What was wrong with that? They’d fought terribly. He’d had every confidence he would win. He knew he’d acted as if he equated her pending defection to committing a serious crime. But it was the pain and the sense of loss that had enraged him. A grief so acute it had resulted in his saying a lot of things that should never have been said.
Hadn’t she promised when she turned fourteen that they were going to get married? He’d thought both of them had taken that promise very seriously. Neither of them had wanted anyone else. He realised how stupid all of that was—kids’ stuff—except his feelings had never changed. He hadn’t even learned to be truly unfaithful. The flesh was weak but the mind remained purely loyal.
Now Ruth McQueen’s death had brought Christine home. For how long?
A couple of days? A week? Surely she could spare some time off? She loved her father and brother; she tried hard to love her difficult, distant mother; she seemed to have taken charge of Suzanne. She didn’t need the money—Christine had a very tidy trust fund—but she did need that sense of self her success had brought her.

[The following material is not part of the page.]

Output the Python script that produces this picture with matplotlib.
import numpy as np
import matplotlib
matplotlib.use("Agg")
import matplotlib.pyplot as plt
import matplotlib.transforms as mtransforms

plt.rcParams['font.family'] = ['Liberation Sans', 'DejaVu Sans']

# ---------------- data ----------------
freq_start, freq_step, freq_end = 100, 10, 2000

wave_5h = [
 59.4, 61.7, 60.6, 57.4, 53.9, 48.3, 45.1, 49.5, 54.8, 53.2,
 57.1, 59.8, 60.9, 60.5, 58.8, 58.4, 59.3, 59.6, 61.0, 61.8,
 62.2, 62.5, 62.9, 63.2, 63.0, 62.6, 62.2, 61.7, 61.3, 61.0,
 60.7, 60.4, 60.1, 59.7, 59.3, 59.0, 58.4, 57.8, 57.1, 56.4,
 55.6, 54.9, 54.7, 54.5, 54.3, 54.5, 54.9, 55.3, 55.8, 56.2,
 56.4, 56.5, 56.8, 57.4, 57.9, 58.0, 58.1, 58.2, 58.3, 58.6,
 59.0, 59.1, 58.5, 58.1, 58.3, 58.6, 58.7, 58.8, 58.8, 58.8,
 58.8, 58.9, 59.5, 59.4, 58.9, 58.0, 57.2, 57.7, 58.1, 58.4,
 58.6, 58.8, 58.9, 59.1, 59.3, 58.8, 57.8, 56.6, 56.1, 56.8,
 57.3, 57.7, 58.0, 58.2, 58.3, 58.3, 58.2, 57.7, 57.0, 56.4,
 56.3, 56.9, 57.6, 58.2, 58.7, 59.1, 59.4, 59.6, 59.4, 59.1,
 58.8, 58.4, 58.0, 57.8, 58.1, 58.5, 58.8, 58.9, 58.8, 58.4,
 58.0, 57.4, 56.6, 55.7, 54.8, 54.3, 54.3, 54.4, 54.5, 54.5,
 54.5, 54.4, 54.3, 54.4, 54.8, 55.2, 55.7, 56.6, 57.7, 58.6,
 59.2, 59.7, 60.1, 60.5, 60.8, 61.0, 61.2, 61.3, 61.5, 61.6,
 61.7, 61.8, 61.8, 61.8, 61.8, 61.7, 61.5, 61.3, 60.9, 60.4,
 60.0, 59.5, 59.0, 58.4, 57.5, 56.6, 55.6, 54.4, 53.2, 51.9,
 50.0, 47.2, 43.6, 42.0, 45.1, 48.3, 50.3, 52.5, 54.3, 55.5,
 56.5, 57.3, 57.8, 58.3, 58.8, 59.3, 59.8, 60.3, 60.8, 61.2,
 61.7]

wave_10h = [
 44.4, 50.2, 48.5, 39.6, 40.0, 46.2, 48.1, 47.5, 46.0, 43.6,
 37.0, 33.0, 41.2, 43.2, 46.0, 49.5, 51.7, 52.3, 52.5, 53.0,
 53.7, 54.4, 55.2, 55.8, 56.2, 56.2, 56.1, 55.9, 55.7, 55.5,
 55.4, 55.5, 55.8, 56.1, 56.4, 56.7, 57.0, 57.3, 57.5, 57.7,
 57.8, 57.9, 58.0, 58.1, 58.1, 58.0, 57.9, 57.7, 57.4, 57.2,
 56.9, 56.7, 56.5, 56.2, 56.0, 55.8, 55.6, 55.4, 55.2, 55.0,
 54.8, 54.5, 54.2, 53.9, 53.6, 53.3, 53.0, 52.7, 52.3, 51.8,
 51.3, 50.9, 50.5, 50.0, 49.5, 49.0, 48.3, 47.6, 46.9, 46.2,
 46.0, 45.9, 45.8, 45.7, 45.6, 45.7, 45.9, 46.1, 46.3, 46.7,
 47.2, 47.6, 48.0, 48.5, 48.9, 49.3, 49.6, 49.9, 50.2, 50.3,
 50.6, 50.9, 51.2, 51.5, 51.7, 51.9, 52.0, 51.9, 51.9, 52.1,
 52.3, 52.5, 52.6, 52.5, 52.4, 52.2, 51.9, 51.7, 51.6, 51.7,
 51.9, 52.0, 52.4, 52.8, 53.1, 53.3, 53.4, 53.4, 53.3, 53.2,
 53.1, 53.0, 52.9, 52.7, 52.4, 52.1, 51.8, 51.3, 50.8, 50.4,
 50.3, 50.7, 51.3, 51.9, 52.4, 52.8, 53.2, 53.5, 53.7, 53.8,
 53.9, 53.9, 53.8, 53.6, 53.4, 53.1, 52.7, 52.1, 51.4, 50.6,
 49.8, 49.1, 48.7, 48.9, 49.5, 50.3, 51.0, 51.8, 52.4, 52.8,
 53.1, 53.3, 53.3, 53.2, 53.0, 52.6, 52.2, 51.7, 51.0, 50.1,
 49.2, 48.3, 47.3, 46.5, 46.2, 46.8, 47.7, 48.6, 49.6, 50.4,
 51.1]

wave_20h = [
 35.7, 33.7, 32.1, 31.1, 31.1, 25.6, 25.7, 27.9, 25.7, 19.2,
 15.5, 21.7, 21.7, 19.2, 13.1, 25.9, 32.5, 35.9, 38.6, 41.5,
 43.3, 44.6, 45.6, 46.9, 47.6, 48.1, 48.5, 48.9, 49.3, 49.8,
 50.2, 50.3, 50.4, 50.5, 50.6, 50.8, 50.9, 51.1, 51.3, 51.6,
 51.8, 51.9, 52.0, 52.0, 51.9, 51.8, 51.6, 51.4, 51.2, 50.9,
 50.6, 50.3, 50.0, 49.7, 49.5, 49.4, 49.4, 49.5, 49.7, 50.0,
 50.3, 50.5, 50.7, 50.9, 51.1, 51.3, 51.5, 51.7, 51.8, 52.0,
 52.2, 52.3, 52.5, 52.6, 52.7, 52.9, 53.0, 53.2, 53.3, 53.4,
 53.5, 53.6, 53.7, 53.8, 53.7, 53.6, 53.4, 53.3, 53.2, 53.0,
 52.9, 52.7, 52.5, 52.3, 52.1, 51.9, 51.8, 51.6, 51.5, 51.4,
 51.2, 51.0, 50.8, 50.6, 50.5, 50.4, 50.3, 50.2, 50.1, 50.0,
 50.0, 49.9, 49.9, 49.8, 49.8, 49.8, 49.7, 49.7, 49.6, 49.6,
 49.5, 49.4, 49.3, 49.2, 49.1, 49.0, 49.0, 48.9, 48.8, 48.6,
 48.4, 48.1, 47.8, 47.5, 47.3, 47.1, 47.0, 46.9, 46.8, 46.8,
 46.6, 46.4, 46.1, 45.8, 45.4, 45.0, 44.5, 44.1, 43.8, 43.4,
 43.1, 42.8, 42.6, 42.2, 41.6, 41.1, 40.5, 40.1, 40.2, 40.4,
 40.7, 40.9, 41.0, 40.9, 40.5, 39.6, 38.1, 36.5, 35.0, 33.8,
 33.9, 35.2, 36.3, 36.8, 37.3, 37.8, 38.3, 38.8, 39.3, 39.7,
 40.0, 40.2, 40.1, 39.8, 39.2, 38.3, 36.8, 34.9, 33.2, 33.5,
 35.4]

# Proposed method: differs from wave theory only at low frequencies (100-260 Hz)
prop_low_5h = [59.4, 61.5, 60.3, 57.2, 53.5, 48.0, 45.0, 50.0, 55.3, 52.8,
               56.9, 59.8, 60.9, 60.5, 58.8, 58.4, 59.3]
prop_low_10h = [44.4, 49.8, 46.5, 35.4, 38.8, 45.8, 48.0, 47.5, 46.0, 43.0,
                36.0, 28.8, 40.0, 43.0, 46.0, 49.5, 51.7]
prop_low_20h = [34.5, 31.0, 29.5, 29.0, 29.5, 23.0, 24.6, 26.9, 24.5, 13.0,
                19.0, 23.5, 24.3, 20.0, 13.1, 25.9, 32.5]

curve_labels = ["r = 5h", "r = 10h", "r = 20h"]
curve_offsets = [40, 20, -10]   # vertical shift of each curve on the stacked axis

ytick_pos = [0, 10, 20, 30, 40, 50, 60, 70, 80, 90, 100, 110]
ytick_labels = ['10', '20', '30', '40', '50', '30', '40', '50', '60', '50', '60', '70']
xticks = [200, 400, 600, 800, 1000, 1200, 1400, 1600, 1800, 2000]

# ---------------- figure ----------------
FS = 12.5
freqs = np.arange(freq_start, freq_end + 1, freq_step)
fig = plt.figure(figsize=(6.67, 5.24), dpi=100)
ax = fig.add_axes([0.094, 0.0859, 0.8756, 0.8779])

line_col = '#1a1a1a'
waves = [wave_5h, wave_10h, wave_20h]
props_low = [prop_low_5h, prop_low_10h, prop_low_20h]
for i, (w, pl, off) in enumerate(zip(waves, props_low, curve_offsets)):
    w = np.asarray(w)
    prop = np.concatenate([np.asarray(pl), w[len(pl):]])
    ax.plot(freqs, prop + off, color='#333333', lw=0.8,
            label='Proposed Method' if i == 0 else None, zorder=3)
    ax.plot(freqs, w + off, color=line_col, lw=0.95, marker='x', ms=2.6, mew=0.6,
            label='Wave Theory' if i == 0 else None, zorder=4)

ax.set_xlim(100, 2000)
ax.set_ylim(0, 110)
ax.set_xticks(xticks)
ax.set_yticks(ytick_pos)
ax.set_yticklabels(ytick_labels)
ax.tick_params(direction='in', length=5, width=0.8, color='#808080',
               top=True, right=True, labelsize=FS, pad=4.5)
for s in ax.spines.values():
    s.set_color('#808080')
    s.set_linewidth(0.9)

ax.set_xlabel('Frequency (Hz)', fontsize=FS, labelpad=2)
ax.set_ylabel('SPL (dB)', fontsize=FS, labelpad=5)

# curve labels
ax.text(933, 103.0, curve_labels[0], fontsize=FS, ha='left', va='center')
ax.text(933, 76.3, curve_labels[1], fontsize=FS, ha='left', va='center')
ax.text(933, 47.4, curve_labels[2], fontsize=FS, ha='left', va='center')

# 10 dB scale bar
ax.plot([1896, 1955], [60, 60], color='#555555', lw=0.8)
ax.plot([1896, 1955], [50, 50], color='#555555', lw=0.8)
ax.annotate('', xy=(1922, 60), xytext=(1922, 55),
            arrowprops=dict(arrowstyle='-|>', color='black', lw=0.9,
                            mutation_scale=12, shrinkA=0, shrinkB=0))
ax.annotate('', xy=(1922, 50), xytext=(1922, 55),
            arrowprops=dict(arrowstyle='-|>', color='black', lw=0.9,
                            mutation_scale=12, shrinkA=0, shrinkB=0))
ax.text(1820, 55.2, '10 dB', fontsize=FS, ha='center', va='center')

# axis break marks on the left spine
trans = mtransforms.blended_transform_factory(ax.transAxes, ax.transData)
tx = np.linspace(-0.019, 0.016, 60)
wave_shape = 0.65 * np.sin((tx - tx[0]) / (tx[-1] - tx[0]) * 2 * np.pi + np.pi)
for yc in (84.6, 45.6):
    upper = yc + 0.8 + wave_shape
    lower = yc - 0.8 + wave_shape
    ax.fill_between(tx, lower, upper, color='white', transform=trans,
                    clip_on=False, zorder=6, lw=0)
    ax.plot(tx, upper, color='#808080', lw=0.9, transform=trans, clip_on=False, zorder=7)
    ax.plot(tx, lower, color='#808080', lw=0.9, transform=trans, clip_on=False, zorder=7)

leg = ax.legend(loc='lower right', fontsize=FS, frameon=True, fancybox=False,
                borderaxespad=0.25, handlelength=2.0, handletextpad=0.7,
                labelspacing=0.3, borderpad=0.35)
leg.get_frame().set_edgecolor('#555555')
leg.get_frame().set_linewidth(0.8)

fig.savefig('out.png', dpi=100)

Always beautiful to him, she had made big changes. Gone was the slouch, the dip of the head to make herself shorter. How often had he tried to encourage her out of that? She’d always looked great to him no matter what she wore. Easy, casual. Now her clothes were the epitome of cosmopolitan chic. Dressed head to toe in sombre black, she nonetheless resembled an elegant brolga among what was in the main a flock of dull magpie geese.

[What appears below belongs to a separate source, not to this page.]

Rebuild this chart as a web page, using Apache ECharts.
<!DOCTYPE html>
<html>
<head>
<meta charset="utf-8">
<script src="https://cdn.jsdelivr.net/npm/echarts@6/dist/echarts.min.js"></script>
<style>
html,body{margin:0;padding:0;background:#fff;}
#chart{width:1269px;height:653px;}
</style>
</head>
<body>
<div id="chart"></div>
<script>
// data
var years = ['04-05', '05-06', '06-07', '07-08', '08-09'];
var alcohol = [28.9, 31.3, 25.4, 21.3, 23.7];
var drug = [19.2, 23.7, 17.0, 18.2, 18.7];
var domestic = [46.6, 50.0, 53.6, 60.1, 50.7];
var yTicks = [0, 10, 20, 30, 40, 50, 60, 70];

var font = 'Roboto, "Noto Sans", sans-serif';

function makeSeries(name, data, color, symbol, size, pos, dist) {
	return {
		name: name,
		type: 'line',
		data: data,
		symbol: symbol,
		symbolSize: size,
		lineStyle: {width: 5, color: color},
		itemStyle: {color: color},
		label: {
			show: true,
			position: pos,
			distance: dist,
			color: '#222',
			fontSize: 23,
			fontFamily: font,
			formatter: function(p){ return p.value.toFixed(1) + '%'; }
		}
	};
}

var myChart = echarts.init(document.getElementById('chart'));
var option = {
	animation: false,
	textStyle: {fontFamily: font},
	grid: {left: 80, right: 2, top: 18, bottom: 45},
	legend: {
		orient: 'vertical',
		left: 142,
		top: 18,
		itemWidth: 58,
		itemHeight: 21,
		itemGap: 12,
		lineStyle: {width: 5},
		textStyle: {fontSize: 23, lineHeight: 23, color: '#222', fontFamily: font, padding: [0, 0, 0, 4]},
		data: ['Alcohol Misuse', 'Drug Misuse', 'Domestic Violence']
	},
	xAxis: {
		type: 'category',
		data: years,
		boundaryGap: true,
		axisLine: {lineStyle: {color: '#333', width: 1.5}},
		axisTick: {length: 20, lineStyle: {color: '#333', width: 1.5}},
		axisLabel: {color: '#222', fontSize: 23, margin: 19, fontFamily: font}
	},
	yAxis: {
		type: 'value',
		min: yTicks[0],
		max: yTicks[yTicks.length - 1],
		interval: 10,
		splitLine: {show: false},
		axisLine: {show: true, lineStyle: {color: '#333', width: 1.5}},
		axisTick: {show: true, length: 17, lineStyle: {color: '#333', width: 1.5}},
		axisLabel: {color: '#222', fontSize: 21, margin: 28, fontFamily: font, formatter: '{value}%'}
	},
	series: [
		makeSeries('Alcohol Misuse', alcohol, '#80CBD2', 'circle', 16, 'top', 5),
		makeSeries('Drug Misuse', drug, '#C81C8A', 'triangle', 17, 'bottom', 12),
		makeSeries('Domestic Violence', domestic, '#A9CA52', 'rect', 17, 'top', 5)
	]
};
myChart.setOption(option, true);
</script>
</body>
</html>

She had learned patience. She’d stood throughout the ceremony in a contemplative mood. It must have been easy enough to conjure up her never well-intentioned late grandmother of the acid tongue. She’d shown no sign of nervousness or the inattention which had warranted many admonitions in the old days. Occasionally she’d smiled. The smile, now famous, lit up her face, displaying her beautiful teeth. He still had her early toothpaste ad hidden away in a drawer. It was almost in tatters from the countless times he’d looked at it. Once he’d had an impulse to tear it up—ever after grateful he hadn’t.
Christine! What a class act.
A kind of rage fuelled him. He who loved this goddess risked losing his head. Just being in the same room with her after years of estrangement put him in a strange mood, where anger and the pain of rejection lay heavily on his heart. He was profoundly conscious time was passing. All his friends were either getting engaged or married. When the hell was he going to surrender? He had to know he wouldn’t want for prospective brides.